--- START OF Information supplied ---

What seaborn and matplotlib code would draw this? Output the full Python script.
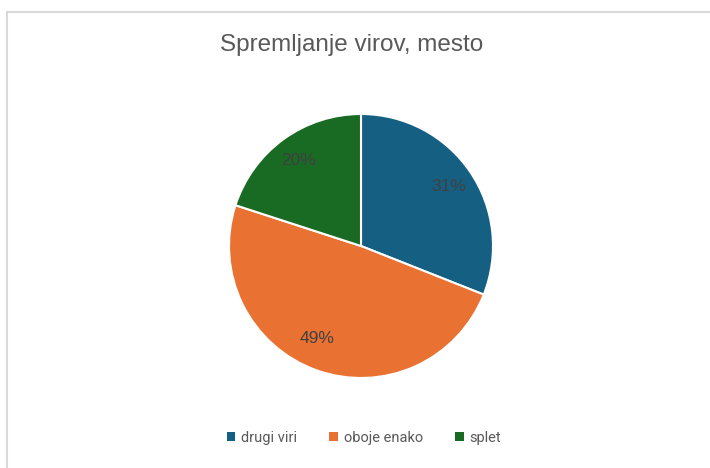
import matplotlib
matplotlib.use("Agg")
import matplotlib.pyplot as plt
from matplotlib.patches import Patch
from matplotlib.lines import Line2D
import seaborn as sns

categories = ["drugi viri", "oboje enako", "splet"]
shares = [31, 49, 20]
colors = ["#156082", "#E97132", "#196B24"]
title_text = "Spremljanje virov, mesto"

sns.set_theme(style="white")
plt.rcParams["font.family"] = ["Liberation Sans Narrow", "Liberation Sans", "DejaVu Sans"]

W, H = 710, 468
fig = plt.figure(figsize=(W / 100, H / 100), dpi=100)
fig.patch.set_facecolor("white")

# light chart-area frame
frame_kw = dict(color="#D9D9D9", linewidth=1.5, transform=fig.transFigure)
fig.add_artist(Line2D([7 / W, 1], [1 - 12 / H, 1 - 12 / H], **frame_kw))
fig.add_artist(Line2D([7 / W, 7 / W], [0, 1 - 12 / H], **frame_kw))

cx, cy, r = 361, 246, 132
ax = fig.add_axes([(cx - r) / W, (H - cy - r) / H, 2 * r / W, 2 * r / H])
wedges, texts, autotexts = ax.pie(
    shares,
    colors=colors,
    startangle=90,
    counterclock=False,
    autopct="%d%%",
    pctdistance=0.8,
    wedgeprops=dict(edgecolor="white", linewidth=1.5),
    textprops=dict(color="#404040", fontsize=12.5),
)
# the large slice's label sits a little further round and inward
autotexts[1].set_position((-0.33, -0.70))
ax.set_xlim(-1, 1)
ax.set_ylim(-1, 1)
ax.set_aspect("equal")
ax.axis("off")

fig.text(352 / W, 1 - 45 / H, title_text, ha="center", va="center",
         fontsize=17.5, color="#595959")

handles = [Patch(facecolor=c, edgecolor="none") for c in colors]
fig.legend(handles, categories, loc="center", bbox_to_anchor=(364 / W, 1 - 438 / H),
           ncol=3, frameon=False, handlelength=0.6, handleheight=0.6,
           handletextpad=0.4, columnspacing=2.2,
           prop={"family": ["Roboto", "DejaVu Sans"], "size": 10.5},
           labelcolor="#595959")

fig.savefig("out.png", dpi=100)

--- END OF Information supplied ---

Challenge
Transcribe the material exactly, and leave out whatever pictures it holds.

Written solution
What seaborn and matplotlib code would draw this? Output the full Python script.
import matplotlib
matplotlib.use("Agg")
import matplotlib.pyplot as plt
from matplotlib.patches import Patch
from matplotlib.lines import Line2D
import seaborn as sns

categories = ["drugi viri", "oboje enako", "splet"]
shares = [31, 49, 20]
colors = ["#156082", "#E97132", "#196B24"]
title_text = "Spremljanje virov, mesto"

sns.set_theme(style="white")
plt.rcParams["font.family"] = ["Liberation Sans Narrow", "Liberation Sans", "DejaVu Sans"]

W, H = 710, 468
fig = plt.figure(figsize=(W / 100, H / 100), dpi=100)
fig.patch.set_facecolor("white")

# light chart-area frame
frame_kw = dict(color="#D9D9D9", linewidth=1.5, transform=fig.transFigure)
fig.add_artist(Line2D([7 / W, 1], [1 - 12 / H, 1 - 12 / H], **frame_kw))
fig.add_artist(Line2D([7 / W, 7 / W], [0, 1 - 12 / H], **frame_kw))

cx, cy, r = 361, 246, 132
ax = fig.add_axes([(cx - r) / W, (H - cy - r) / H, 2 * r / W, 2 * r / H])
wedges, texts, autotexts = ax.pie(
    shares,
    colors=colors,
    startangle=90,
    counterclock=False,
    autopct="%d%%",
    pctdistance=0.8,
    wedgeprops=dict(edgecolor="white", linewidth=1.5),
    textprops=dict(color="#404040", fontsize=12.5),
)
# the large slice's label sits a little further round and inward
autotexts[1].set_position((-0.33, -0.70))
ax.set_xlim(-1, 1)
ax.set_ylim(-1, 1)
ax.set_aspect("equal")
ax.axis("off")

fig.text(352 / W, 1 - 45 / H, title_text, ha="center", va="center",
         fontsize=17.5, color="#595959")

handles = [Patch(facecolor=c, edgecolor="none") for c in colors]
fig.legend(handles, categories, loc="center", bbox_to_anchor=(364 / W, 1 - 438 / H),
           ncol=3, frameon=False, handlelength=0.6, handleheight=0.6,
           handletextpad=0.4, columnspacing=2.2,
           prop={"family": ["Roboto", "DejaVu Sans"], "size": 10.5},
           labelcolor="#595959")

fig.savefig("out.png", dpi=100)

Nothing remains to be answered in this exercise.